Ce dernier n’a d’ailleurs pas attendu ce projet de loi pour multiplier les offensives xénophobes et sécuritaires, à l’instar des renforcements policiers aux frontières italiennes et belges, l’annonce du doublement du nombre de places dans les centres de rétention, ou encore l’adoption du pacte européen renforçant la traque des migrants, approuvé par les dirigeants français et qui devrait être voté avant les élections européennes. De même, Darmanin ne rate aucune occasion de renforcer son discours et ses mesures xénophobes, comme à l’occasion du meurtre de Dominique Bernard à Arras et à propos de la situation en Palestine, donnant lieu à de nombreuses expulsions.

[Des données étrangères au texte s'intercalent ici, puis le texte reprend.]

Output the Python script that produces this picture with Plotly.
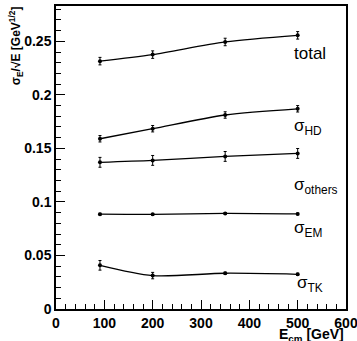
import plotly.graph_objects as go

energies = [91, 200, 350, 500]

total = [0.2315, 0.2376, 0.2494, 0.2556]
total_err = [0.0035, 0.0035, 0.0035, 0.0035]

sigma_hd = [0.159, 0.1684, 0.1812, 0.187]
sigma_hd_err = [0.003, 0.003, 0.003, 0.003]

sigma_others = [0.137, 0.1388, 0.1425, 0.1453]
sigma_others_err = [0.0046, 0.0046, 0.0046, 0.0046]

sigma_em = [0.0886, 0.0884, 0.0893, 0.0888]
sigma_em_err = [0.0008, 0.0008, 0.0008, 0.0008]

sigma_tk = [0.0408, 0.0312, 0.0334, 0.0324]
sigma_tk_err = [0.0045, 0.003, 0.001, 0.001]

labels = ["total", "σ<sub>HD</sub>", "σ<sub>others</sub>", "σ<sub>EM</sub>", "σ<sub>TK</sub>"]
label_x = [488, 488, 488, 488, 494]
label_y = [0.2390, 0.170, 0.115, 0.075, 0.0235]

series = [
    (total, total_err),
    (sigma_hd, sigma_hd_err),
    (sigma_others, sigma_others_err),
    (sigma_em, sigma_em_err),
    (sigma_tk, sigma_tk_err),
]

FONT = "Liberation Sans, Arial, sans-serif"

fig = go.Figure()
for vals, errs in series:
    fig.add_trace(go.Scatter(
        x=energies, y=vals,
        mode="lines+markers",
        line=dict(color="black", width=1.3, shape="spline", smoothing=0.8),
        marker=dict(color="black", size=4, symbol="circle"),
        error_y=dict(type="data", array=errs, visible=True, color="black", thickness=1, width=1.5),
        showlegend=False,
        cliponaxis=False,
    ))

for t, x, y in zip(labels, label_x, label_y):
    fig.add_annotation(x=x, y=y, xref="x", yref="y", text=t, showarrow=False,
                       xanchor="left", yanchor="middle",
                       font=dict(family=FONT, size=17, color="black"))

# axis titles
fig.add_annotation(x=1.0, y=-0.087, xref="paper", yref="paper", text="<b>E<sub>cm</sub> [GeV]</b>",
                   showarrow=False, xanchor="right", yanchor="middle",
                   font=dict(family=FONT, size=14, color="black"))

fig.add_annotation(x=-0.137, y=1.005, xref="paper", yref="paper",
                   text="<b>σ<sub>E</sub>/√E [GeV<sup>1/2</sup>]</b>",
                   showarrow=False, textangle=-90, xanchor="center", yanchor="top",
                   font=dict(family=FONT, size=12, color="black"))

fig.update_xaxes(
    range=[0, 600], tickmode="linear", tick0=0, dtick=100,
    ticks="inside", ticklen=9, tickcolor="black", tickwidth=1,
    minor=dict(ticks="inside", ticklen=5, dtick=20, tickcolor="black"),
    showline=True, linecolor="black", linewidth=1.5, mirror=True,
    showgrid=False, zeroline=False, automargin=False,
    ticklabeloverflow="allow",
    tickfont=dict(family=FONT, size=14, color="black", weight="bold"),
)
fig.update_yaxes(
    range=[0, 0.283], tickmode="array",
    tickvals=[0, 0.05, 0.1, 0.15, 0.2, 0.25],
    ticktext=["0", "0.05", "0.1", "0.15", "0.2", "0.25"],
    ticks="inside", ticklen=9, tickcolor="black", tickwidth=1,
    minor=dict(ticks="inside", ticklen=5, dtick=0.01, tick0=0, tickcolor="black"),
    showline=True, linecolor="black", linewidth=1.5, mirror=True,
    showgrid=False, zeroline=False, automargin=False,
    tickfont=dict(family=FONT, size=14, color="black", weight="bold"),
)

fig.update_layout(
    width=357, height=341,
    margin=dict(l=56, r=11, t=6, b=32, autoexpand=False),
    paper_bgcolor="white", plot_bgcolor="white",
)

fig.write_html(
    "out.html",
    config={"responsive": False, "displayModeBar": False},
    post_script="document.body.style.margin='0';document.body.style.padding='0';document.body.style.overflow='hidden';",
)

Dans ce contexte, et face à l’attaque d’ampleur que représente la loi immigration, le mouvement ouvrier doit réagir en investissant pleinement la lutte contre la politique répressive, austéritaire, et xénophobe du gouvernement. De nombreux secteurs de travailleurs sans-papiers sont entrés récemment en grève pour leur régularisation et leurs conditions de travail, comme les grévistes à Emmaüs, dans l’intérim ou sur les chantiers des Jeux Olympiques en Île-de-France. Le mouvement ouvrier doit accompagner ces luttes avec toute sa force, en défendant un plan de bataille qui porte haut et fort la revendication de la régularisation sans condition de tous les sans-papiers et le retrait des lois racistes, à commencer par la loi Immigration.